## MATERIAL FOR THIS TASK
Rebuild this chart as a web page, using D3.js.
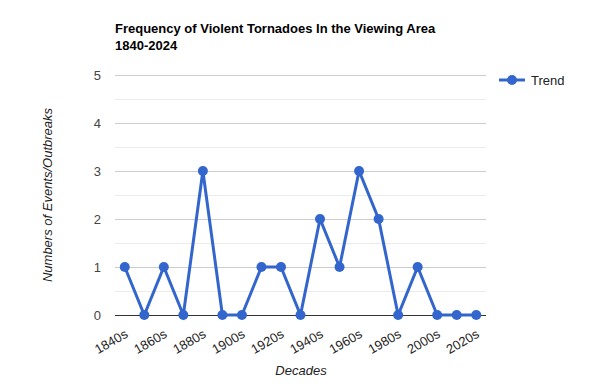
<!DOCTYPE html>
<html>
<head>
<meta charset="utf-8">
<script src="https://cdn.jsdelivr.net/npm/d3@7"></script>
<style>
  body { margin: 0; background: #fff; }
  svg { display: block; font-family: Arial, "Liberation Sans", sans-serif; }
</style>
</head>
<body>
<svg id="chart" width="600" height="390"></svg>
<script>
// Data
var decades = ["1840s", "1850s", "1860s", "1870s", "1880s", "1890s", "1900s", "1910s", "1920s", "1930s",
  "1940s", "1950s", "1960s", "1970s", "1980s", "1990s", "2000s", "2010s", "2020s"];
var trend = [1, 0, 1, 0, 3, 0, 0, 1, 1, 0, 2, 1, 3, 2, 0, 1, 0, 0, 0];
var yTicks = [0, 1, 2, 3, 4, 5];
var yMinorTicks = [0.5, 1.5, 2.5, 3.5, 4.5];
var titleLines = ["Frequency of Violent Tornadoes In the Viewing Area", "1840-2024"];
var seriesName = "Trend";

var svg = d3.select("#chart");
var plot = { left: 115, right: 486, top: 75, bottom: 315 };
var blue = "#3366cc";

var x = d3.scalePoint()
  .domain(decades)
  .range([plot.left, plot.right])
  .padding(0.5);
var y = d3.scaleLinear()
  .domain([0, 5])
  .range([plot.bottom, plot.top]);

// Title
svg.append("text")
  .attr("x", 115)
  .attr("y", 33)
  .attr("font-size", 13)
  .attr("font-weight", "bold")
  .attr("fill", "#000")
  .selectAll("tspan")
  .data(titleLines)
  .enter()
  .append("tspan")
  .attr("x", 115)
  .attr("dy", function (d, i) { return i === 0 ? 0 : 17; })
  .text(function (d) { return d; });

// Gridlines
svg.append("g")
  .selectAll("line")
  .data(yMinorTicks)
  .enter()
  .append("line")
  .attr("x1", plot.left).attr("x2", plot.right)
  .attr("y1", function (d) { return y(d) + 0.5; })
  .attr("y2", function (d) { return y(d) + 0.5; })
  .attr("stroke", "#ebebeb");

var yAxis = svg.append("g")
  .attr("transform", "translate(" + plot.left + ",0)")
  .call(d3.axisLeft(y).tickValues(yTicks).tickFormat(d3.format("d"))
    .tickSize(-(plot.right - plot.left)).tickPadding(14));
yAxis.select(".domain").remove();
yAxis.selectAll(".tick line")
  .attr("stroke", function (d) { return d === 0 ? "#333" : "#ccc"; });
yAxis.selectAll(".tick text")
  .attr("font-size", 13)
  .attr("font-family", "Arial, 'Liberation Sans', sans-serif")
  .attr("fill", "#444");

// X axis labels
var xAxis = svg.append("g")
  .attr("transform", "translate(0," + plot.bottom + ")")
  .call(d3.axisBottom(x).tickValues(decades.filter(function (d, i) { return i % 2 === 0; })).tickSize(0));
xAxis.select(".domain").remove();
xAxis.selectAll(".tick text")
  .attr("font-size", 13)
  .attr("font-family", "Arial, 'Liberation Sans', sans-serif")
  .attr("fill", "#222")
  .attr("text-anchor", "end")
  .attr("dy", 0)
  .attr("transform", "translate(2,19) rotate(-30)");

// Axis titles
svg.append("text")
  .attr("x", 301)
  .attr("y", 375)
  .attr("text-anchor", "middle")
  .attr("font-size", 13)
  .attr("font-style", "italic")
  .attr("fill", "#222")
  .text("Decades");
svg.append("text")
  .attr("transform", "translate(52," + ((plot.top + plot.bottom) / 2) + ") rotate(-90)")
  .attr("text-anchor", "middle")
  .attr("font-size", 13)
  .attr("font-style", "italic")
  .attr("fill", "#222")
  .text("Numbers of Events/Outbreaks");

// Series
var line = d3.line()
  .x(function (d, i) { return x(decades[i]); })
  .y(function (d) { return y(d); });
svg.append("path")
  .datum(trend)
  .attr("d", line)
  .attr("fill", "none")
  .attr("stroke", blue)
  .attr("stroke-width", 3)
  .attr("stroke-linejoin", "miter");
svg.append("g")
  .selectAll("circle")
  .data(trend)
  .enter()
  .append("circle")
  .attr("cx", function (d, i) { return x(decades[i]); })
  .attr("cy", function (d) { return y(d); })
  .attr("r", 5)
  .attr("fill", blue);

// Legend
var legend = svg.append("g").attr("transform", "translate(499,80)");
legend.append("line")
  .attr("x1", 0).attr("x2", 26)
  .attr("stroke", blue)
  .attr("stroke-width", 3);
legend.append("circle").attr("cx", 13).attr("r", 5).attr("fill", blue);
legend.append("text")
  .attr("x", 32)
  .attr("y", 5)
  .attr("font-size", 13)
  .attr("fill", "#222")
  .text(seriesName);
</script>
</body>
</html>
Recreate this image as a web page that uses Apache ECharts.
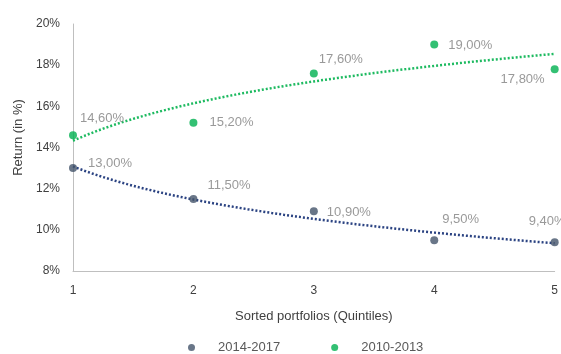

## EXERCISE BRIEF
Reproduce all the entries that precede this task, word for word, minus any pictures.

## SOLUTION BELOW
Rebuild this chart as a web page, using D3.js.
<!DOCTYPE html>
<html>
<head>
<meta charset="utf-8">
<script src="https://cdn.jsdelivr.net/npm/d3@7"></script>
<style>
  body { margin: 0; background: #fff; }
  svg { display: block; font-family: Arial, "Liberation Sans", sans-serif; }
</style>
</head>
<body>
<svg id="chart" width="600" height="390"></svg>
<script>
// Data
var decades = ["1840s", "1850s", "1860s", "1870s", "1880s", "1890s", "1900s", "1910s", "1920s", "1930s",
  "1940s", "1950s", "1960s", "1970s", "1980s", "1990s", "2000s", "2010s", "2020s"];
var trend = [1, 0, 1, 0, 3, 0, 0, 1, 1, 0, 2, 1, 3, 2, 0, 1, 0, 0, 0];
var yTicks = [0, 1, 2, 3, 4, 5];
var yMinorTicks = [0.5, 1.5, 2.5, 3.5, 4.5];
var titleLines = ["Frequency of Violent Tornadoes In the Viewing Area", "1840-2024"];
var seriesName = "Trend";

var svg = d3.select("#chart");
var plot = { left: 115, right: 486, top: 75, bottom: 315 };
var blue = "#3366cc";

var x = d3.scalePoint()
  .domain(decades)
  .range([plot.left, plot.right])
  .padding(0.5);
var y = d3.scaleLinear()
  .domain([0, 5])
  .range([plot.bottom, plot.top]);

// Title
svg.append("text")
  .attr("x", 115)
  .attr("y", 33)
  .attr("font-size", 13)
  .attr("font-weight", "bold")
  .attr("fill", "#000")
  .selectAll("tspan")
  .data(titleLines)
  .enter()
  .append("tspan")
  .attr("x", 115)
  .attr("dy", function (d, i) { return i === 0 ? 0 : 17; })
  .text(function (d) { return d; });

// Gridlines
svg.append("g")
  .selectAll("line")
  .data(yMinorTicks)
  .enter()
  .append("line")
  .attr("x1", plot.left).attr("x2", plot.right)
  .attr("y1", function (d) { return y(d) + 0.5; })
  .attr("y2", function (d) { return y(d) + 0.5; })
  .attr("stroke", "#ebebeb");

var yAxis = svg.append("g")
  .attr("transform", "translate(" + plot.left + ",0)")
  .call(d3.axisLeft(y).tickValues(yTicks).tickFormat(d3.format("d"))
    .tickSize(-(plot.right - plot.left)).tickPadding(14));
yAxis.select(".domain").remove();
yAxis.selectAll(".tick line")
  .attr("stroke", function (d) { return d === 0 ? "#333" : "#ccc"; });
yAxis.selectAll(".tick text")
  .attr("font-size", 13)
  .attr("font-family", "Arial, 'Liberation Sans', sans-serif")
  .attr("fill", "#444");

// X axis labels
var xAxis = svg.append("g")
  .attr("transform", "translate(0," + plot.bottom + ")")
  .call(d3.axisBottom(x).tickValues(decades.filter(function (d, i) { return i % 2 === 0; })).tickSize(0));
xAxis.select(".domain").remove();
xAxis.selectAll(".tick text")
  .attr("font-size", 13)
  .attr("font-family", "Arial, 'Liberation Sans', sans-serif")
  .attr("fill", "#222")
  .attr("text-anchor", "end")
  .attr("dy", 0)
  .attr("transform", "translate(2,19) rotate(-30)");

// Axis titles
svg.append("text")
  .attr("x", 301)
  .attr("y", 375)
  .attr("text-anchor", "middle")
  .attr("font-size", 13)
  .attr("font-style", "italic")
  .attr("fill", "#222")
  .text("Decades");
svg.append("text")
  .attr("transform", "translate(52," + ((plot.top + plot.bottom) / 2) + ") rotate(-90)")
  .attr("text-anchor", "middle")
  .attr("font-size", 13)
  .attr("font-style", "italic")
  .attr("fill", "#222")
  .text("Numbers of Events/Outbreaks");

// Series
var line = d3.line()
  .x(function (d, i) { return x(decades[i]); })
  .y(function (d) { return y(d); });
svg.append("path")
  .datum(trend)
  .attr("d", line)
  .attr("fill", "none")
  .attr("stroke", blue)
  .attr("stroke-width", 3)
  .attr("stroke-linejoin", "miter");
svg.append("g")
  .selectAll("circle")
  .data(trend)
  .enter()
  .append("circle")
  .attr("cx", function (d, i) { return x(decades[i]); })
  .attr("cy", function (d) { return y(d); })
  .attr("r", 5)
  .attr("fill", blue);

// Legend
var legend = svg.append("g").attr("transform", "translate(499,80)");
legend.append("line")
  .attr("x1", 0).attr("x2", 26)
  .attr("stroke", blue)
  .attr("stroke-width", 3);
legend.append("circle").attr("cx", 13).attr("r", 5).attr("fill", blue);
legend.append("text")
  .attr("x", 32)
  .attr("y", 5)
  .attr("font-size", 13)
  .attr("fill", "#222")
  .text(seriesName);
</script>
</body>
</html>
Recreate this image as a web page that uses Apache ECharts.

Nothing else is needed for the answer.